[Some records]
--*--

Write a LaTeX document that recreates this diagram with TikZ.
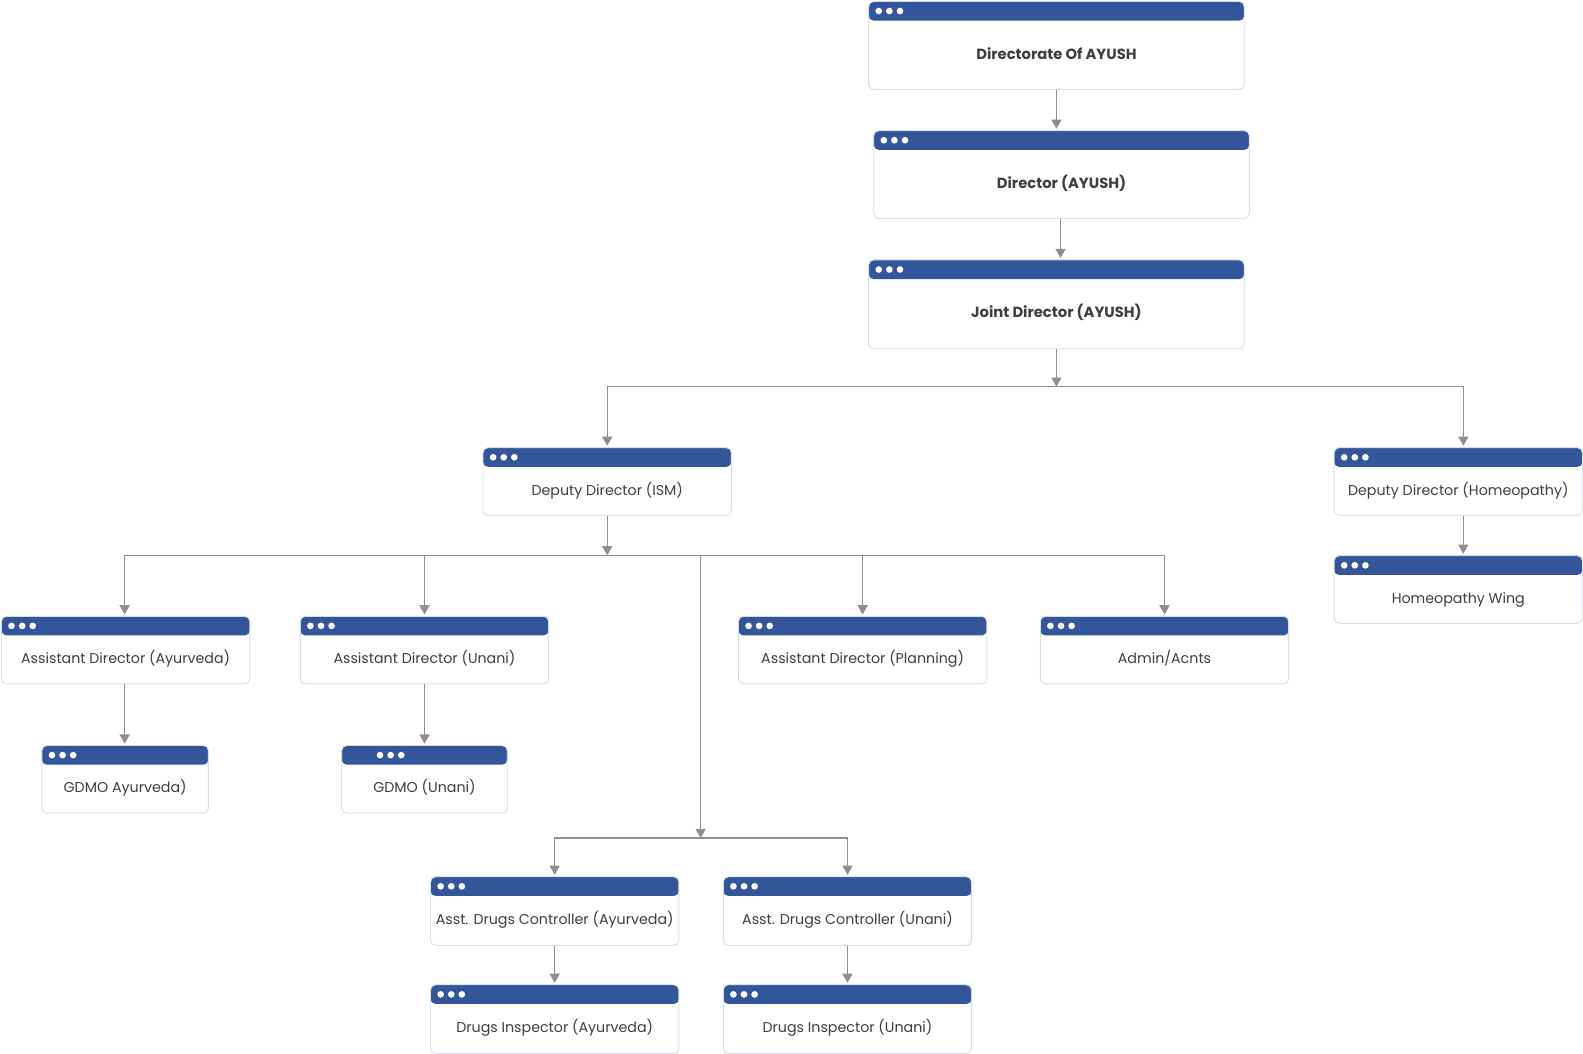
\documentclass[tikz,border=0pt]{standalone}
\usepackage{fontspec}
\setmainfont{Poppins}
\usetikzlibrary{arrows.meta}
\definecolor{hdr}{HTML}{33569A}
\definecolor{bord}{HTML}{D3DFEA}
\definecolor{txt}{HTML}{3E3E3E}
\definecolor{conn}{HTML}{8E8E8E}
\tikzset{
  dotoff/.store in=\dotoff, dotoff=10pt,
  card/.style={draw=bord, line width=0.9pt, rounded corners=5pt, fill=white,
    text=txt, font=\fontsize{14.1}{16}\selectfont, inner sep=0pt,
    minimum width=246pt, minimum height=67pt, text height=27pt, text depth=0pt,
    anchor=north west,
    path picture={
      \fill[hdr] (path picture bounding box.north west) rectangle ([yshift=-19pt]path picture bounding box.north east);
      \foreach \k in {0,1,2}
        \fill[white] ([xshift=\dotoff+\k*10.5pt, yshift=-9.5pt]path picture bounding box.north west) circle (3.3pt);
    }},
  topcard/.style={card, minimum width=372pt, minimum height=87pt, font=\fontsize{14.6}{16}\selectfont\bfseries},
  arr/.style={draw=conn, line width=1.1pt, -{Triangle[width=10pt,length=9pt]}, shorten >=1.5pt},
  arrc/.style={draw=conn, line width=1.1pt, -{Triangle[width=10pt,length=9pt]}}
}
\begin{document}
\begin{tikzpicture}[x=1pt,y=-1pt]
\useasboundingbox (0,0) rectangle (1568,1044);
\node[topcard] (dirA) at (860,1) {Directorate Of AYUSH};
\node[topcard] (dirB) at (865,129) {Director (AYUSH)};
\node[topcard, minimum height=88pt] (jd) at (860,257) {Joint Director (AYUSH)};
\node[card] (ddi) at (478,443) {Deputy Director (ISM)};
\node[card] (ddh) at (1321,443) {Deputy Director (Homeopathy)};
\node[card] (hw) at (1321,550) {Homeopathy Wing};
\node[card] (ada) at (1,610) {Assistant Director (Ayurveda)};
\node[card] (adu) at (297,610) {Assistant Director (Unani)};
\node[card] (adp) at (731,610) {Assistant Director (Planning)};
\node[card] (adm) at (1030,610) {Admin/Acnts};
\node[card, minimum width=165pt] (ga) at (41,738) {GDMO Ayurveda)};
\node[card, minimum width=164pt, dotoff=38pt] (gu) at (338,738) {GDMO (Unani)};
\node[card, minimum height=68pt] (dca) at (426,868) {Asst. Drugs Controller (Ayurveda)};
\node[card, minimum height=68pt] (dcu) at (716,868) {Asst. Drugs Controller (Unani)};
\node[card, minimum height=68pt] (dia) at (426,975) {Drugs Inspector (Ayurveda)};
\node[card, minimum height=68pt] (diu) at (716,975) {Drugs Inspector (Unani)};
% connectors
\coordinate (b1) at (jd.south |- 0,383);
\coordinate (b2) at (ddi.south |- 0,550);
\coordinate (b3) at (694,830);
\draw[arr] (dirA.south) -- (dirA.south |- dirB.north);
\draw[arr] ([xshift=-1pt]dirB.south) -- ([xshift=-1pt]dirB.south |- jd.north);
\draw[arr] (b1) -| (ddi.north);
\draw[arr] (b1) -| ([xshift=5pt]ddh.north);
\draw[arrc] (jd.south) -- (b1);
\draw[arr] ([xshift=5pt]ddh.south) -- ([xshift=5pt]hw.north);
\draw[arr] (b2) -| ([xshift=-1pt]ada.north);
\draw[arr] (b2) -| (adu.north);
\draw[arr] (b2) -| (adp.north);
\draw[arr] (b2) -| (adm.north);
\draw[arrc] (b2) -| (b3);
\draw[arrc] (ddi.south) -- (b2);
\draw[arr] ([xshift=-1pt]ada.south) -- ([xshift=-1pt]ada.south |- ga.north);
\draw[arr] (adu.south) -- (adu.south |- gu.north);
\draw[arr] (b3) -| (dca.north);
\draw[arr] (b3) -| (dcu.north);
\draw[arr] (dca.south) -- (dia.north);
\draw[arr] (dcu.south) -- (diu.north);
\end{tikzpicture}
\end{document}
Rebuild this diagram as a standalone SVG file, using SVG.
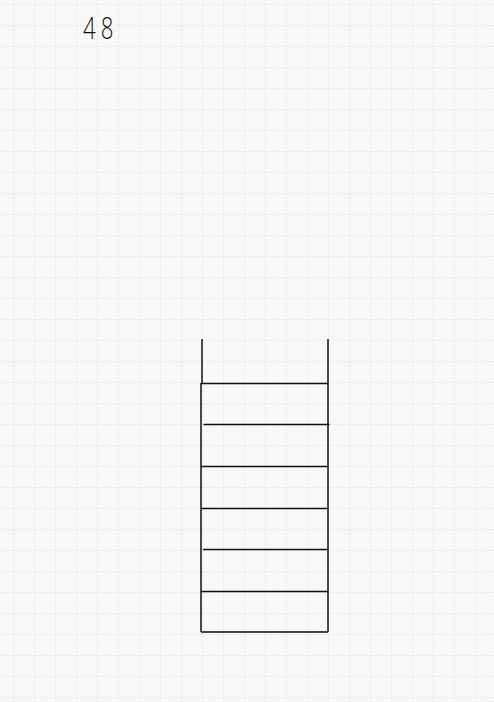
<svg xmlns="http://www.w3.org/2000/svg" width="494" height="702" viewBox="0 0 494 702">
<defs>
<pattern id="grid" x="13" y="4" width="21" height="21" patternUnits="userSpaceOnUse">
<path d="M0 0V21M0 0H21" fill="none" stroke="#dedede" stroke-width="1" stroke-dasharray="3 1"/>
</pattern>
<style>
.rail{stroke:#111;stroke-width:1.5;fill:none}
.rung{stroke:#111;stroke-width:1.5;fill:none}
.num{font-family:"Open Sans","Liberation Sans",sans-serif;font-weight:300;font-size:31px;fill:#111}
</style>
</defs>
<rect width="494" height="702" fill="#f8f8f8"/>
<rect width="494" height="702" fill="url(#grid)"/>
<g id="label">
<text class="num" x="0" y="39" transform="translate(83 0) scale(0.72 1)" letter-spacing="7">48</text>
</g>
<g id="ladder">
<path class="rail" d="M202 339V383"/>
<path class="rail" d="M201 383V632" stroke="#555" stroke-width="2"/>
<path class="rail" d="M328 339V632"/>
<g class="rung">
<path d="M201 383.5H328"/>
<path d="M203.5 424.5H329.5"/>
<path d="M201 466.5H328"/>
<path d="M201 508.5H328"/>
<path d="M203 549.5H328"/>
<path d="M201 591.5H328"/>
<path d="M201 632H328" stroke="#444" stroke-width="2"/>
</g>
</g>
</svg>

--*--

## Task directions
Without the images, write out each line of the data verbatim.

## Solution to this task
Write a LaTeX document that recreates this diagram with TikZ.
\documentclass[tikz,border=0pt]{standalone}
\usepackage{fontspec}
\setmainfont{Poppins}
\usetikzlibrary{arrows.meta}
\definecolor{hdr}{HTML}{33569A}
\definecolor{bord}{HTML}{D3DFEA}
\definecolor{txt}{HTML}{3E3E3E}
\definecolor{conn}{HTML}{8E8E8E}
\tikzset{
  dotoff/.store in=\dotoff, dotoff=10pt,
  card/.style={draw=bord, line width=0.9pt, rounded corners=5pt, fill=white,
    text=txt, font=\fontsize{14.1}{16}\selectfont, inner sep=0pt,
    minimum width=246pt, minimum height=67pt, text height=27pt, text depth=0pt,
    anchor=north west,
    path picture={
      \fill[hdr] (path picture bounding box.north west) rectangle ([yshift=-19pt]path picture bounding box.north east);
      \foreach \k in {0,1,2}
        \fill[white] ([xshift=\dotoff+\k*10.5pt, yshift=-9.5pt]path picture bounding box.north west) circle (3.3pt);
    }},
  topcard/.style={card, minimum width=372pt, minimum height=87pt, font=\fontsize{14.6}{16}\selectfont\bfseries},
  arr/.style={draw=conn, line width=1.1pt, -{Triangle[width=10pt,length=9pt]}, shorten >=1.5pt},
  arrc/.style={draw=conn, line width=1.1pt, -{Triangle[width=10pt,length=9pt]}}
}
\begin{document}
\begin{tikzpicture}[x=1pt,y=-1pt]
\useasboundingbox (0,0) rectangle (1568,1044);
\node[topcard] (dirA) at (860,1) {Directorate Of AYUSH};
\node[topcard] (dirB) at (865,129) {Director (AYUSH)};
\node[topcard, minimum height=88pt] (jd) at (860,257) {Joint Director (AYUSH)};
\node[card] (ddi) at (478,443) {Deputy Director (ISM)};
\node[card] (ddh) at (1321,443) {Deputy Director (Homeopathy)};
\node[card] (hw) at (1321,550) {Homeopathy Wing};
\node[card] (ada) at (1,610) {Assistant Director (Ayurveda)};
\node[card] (adu) at (297,610) {Assistant Director (Unani)};
\node[card] (adp) at (731,610) {Assistant Director (Planning)};
\node[card] (adm) at (1030,610) {Admin/Acnts};
\node[card, minimum width=165pt] (ga) at (41,738) {GDMO Ayurveda)};
\node[card, minimum width=164pt, dotoff=38pt] (gu) at (338,738) {GDMO (Unani)};
\node[card, minimum height=68pt] (dca) at (426,868) {Asst. Drugs Controller (Ayurveda)};
\node[card, minimum height=68pt] (dcu) at (716,868) {Asst. Drugs Controller (Unani)};
\node[card, minimum height=68pt] (dia) at (426,975) {Drugs Inspector (Ayurveda)};
\node[card, minimum height=68pt] (diu) at (716,975) {Drugs Inspector (Unani)};
% connectors
\coordinate (b1) at (jd.south |- 0,383);
\coordinate (b2) at (ddi.south |- 0,550);
\coordinate (b3) at (694,830);
\draw[arr] (dirA.south) -- (dirA.south |- dirB.north);
\draw[arr] ([xshift=-1pt]dirB.south) -- ([xshift=-1pt]dirB.south |- jd.north);
\draw[arr] (b1) -| (ddi.north);
\draw[arr] (b1) -| ([xshift=5pt]ddh.north);
\draw[arrc] (jd.south) -- (b1);
\draw[arr] ([xshift=5pt]ddh.south) -- ([xshift=5pt]hw.north);
\draw[arr] (b2) -| ([xshift=-1pt]ada.north);
\draw[arr] (b2) -| (adu.north);
\draw[arr] (b2) -| (adp.north);
\draw[arr] (b2) -| (adm.north);
\draw[arrc] (b2) -| (b3);
\draw[arrc] (ddi.south) -- (b2);
\draw[arr] ([xshift=-1pt]ada.south) -- ([xshift=-1pt]ada.south |- ga.north);
\draw[arr] (adu.south) -- (adu.south |- gu.north);
\draw[arr] (b3) -| (dca.north);
\draw[arr] (b3) -| (dcu.north);
\draw[arr] (dca.south) -- (dia.north);
\draw[arr] (dcu.south) -- (diu.north);
\end{tikzpicture}
\end{document}
Rebuild this diagram as a standalone SVG file, using SVG.
<svg xmlns="http://www.w3.org/2000/svg" width="494" height="702" viewBox="0 0 494 702">
<defs>
<pattern id="grid" x="13" y="4" width="21" height="21" patternUnits="userSpaceOnUse">
<path d="M0 0V21M0 0H21" fill="none" stroke="#dedede" stroke-width="1" stroke-dasharray="3 1"/>
</pattern>
<style>
.rail{stroke:#111;stroke-width:1.5;fill:none}
.rung{stroke:#111;stroke-width:1.5;fill:none}
.num{font-family:"Open Sans","Liberation Sans",sans-serif;font-weight:300;font-size:31px;fill:#111}
</style>
</defs>
<rect width="494" height="702" fill="#f8f8f8"/>
<rect width="494" height="702" fill="url(#grid)"/>
<g id="label">
<text class="num" x="0" y="39" transform="translate(83 0) scale(0.72 1)" letter-spacing="7">48</text>
</g>
<g id="ladder">
<path class="rail" d="M202 339V383"/>
<path class="rail" d="M201 383V632" stroke="#555" stroke-width="2"/>
<path class="rail" d="M328 339V632"/>
<g class="rung">
<path d="M201 383.5H328"/>
<path d="M203.5 424.5H329.5"/>
<path d="M201 466.5H328"/>
<path d="M201 508.5H328"/>
<path d="M203 549.5H328"/>
<path d="M201 591.5H328"/>
<path d="M201 632H328" stroke="#444" stroke-width="2"/>
</g>
</g>
</svg>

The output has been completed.